In 1844 Aytoun became one of the staff of Blackwood's Magazine, to which he continued until his death to contribute political and other articles on a great variety of subjects, including humorous tales such as ‘My First Spec in the Biggleswades’, and ‘How We Got Up the Glenmutchkin Railway, and How We Got Out of It’.

In 1845 Aytoun was appointed professor of rhetoric and belles-lettres in the University of Edinburgh. Here he was in his element, and he made his lectures so attractive that he raised the number of students from 30 in 1846 to more than 1850 in 1864. On 11 April 1849 Aytoun married Jane Emily (d. 1859), daughter of the writer John Wilson (Christopher North) (1785–1854). His professorial duties did not interfere with his position at the bar, and in 1852 when the tory party of Lord Derby came into power he was appointed the sheriff of Orkney and Shetland. In the following year Oxford conferred on him the honorary degree of DCL.

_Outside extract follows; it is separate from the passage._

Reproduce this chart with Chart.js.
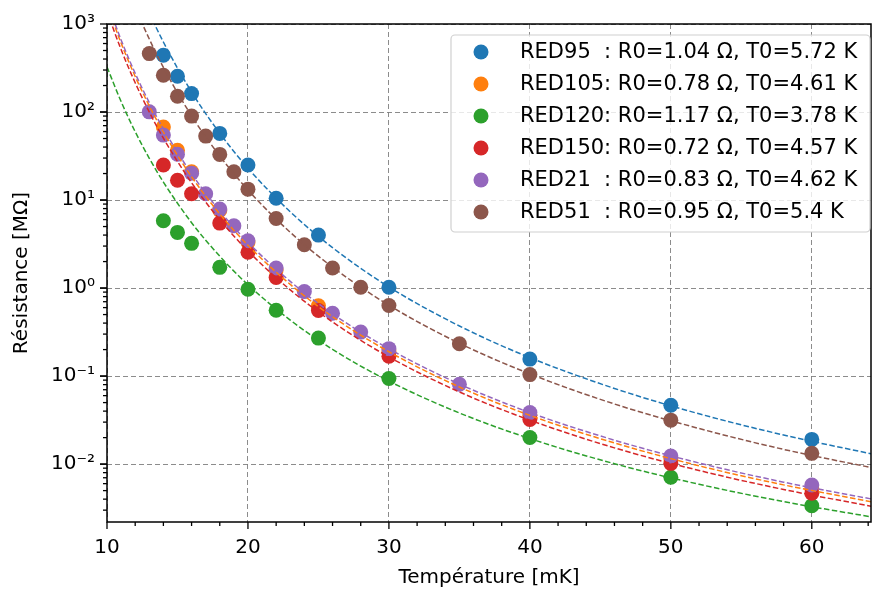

The duties of Aytoun's sheriffship and his work as professor, both conscientiously discharged, still left him leisure for literary work. In 1854 he produced the dramatic poem ‘Firmilian’, perhaps the most brilliant of his works, an extremely cutting parody of the so-called Spasmodic school of poetry, exemplified by Alexander Smith, J. W. Marston, and Sydney Dobell. Aytoun had been opposed to the aesthetic creed and productions of this group, who modelled themselves on the Romantic poets, but whose works he viewed as derivative and markedly inferior, characterized by verbosity, obscurity, and self-absorption. His parody began in May 1854 with a review for Blackwood's Magazine of the unpublished poetry of a fictitious young Spasmodic, T. Percy Jones. It was so effective as to lead to calls for the publication of Jones's work, and Aytoun, relishing the thought of further extending the burlesque, came out with Firmilian, or, The Student of Badajoz: a Spasmodic Tragedy in July 1854. The print run of 1048 copies sold out, and although its comic intelligence was generally recognized, it was still accepted by some as serious poetry, giving force to the remarks of reviewers such as that of The Times, who regarded Firmilian as ‘the most perfect, as it is the most elaborate and the most legitimate, parody that has ever been written’ (Weinstein, 151). The poem was influential in ending the vogue for the productions of the Spasmodic school, against whom the critical tide of opinion quickly turned.

Aytoun also produced serious poetry. In 1856 he published ‘Bothwell’, a poetical monologue, dealing with the relations between the hero and Mary, queen of Scots. It contained many fine passages, and three editions of it were published. In 1858 he published a collection, in two volumes, of the Ballads of Scotland carefully collated and annotated, of which four editions were published. In 1861 his novel Norman Sinclair appeared; it had already been serialized in Blackwood's Magazine, and is interesting for its pictures of society in early nineteenth-century Scotland, and for many passages which are, in fact, autobiographical. About this time Aytoun's health began to fail, and his spirits had sustained a shock from which he never wholly recovered in the death (15 April 1859) of his wife, to whom he had been devotedly attached. He sought relief in hard work, but life had thenceforth lost much of its zest for him. Being childless, his loneliness became intolerable, and on 24 December 1863 he married Fearne Jemima (d. 1904), daughter of James Kinnear. But by this time his health had seriously declined, and on 4 August 1865 he died at Blackhills, near Elgin where he had been living; he was buried at Edinburgh. A memoir of his life was published by Theodore Martin in 1867.